Quite frankly, this, what the Boston Celtics have done since opening night last Tuesday, is what professionals are supposed to do.
"Bring it" every night.
Of course, in the times of six-month schedules, playing on back-to-back nights and 10-day road trips, plausible excuses always get in the way.
The 3-pointers by Eddie House, Ray Allen and newbie Rasheed Wallace bring everyone, including the home crowd to their feet. The alley-oop dunks to from Rajon Rondo to Kevin Garnett are almost seamless. And Paul Pierce's fade away jumpers are still as smooth as the driven snow.

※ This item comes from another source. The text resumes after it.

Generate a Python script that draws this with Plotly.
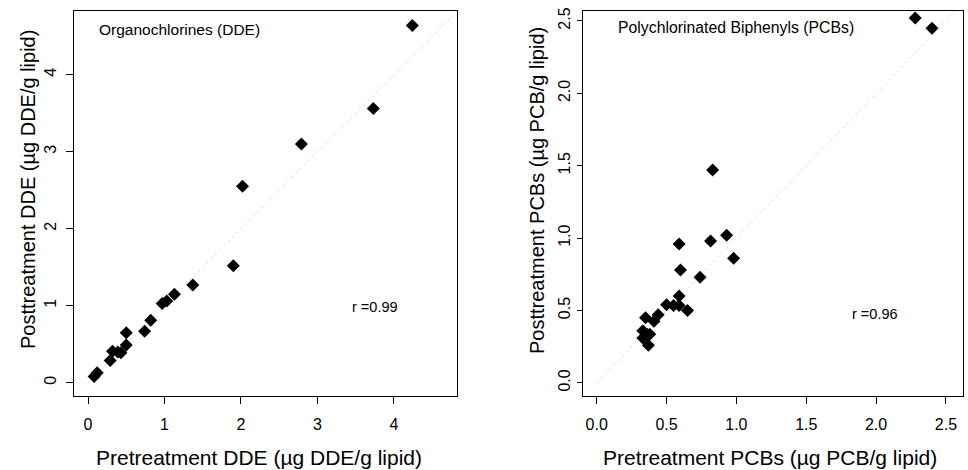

But what's happening on the other end of the floor, when the opposition has the ball, in this billion dollar industry, is priceless.
Save for Chris Paul's vintage run in the third quarter (6 for 6 from the field) and Peja Stojakovic's 25-foot range in the fourth quarter (3 for 5 on 3-pointers), the Celtics defense was stout.
The Celtics beat the Hornet 97-87 last night.
Four games in and the Celtics have allowed 81.3 points per game. Of the 16 quarters they've kept the opposition under 20 points in seven of them.
It hasn't really mattered who's playing either, be it the first unit, the second unit or some hybrid of the two.
"I've always prided myself on defense, but around here every guy has pride," said Celtics backup shooting guard Marquis Daniels. "You should see our practices. All 15 guys want to play defense. Guys are all over the floor on loose balls. Defense is fun around here."
Defense is fun?
Maybe for the 1985 Chicago Bears. But apparently not as much in the NBA.
"It's what I admire about the Celtics," said Hornets coach Byron Scott. "That talk on defense. They communicate. They are committed to playing defense, everyone in the organization. Until we do that, we're not going to be consistent. When you play like they do, you're not going to be up and down. You're going to be in every game."
Why doesn't every NBA team do it? Why doesn't every NBA coach demand it?
Well, every NBA team doesn't have Garnett, who needs zero influence from coaches or teammates when it comes to sweat, which is really what defense is.
"I'm a big advocate of the Boston Celtics," said Hornets superstar guard Chris Paul, probably one of the top five players in the league. "I watch them play whenever I can. It all starts with Kevin Garnett. Man, I could talk about Kevin Garnett all night. He has so much passion and desire."
Remarkably, the Hornets made 13 of 28 3-pointers last night, which on most nights would probably mean a 100-plus points.
But not at the TD Garden on this night.
The Hornets made only 21 of 53 shots from close range, which is where defenses earn their keep.
"I've seen them on tape. I've played with a lot of those guys," said Hornets forward James Posey. "I know what defense means over there. It's a mentality. They've got everybody on the same page, even the new guys like Rasheed (Wallace) and Marquis (Daniels). We need to get there."
Everybody should get there. But apparently very few do.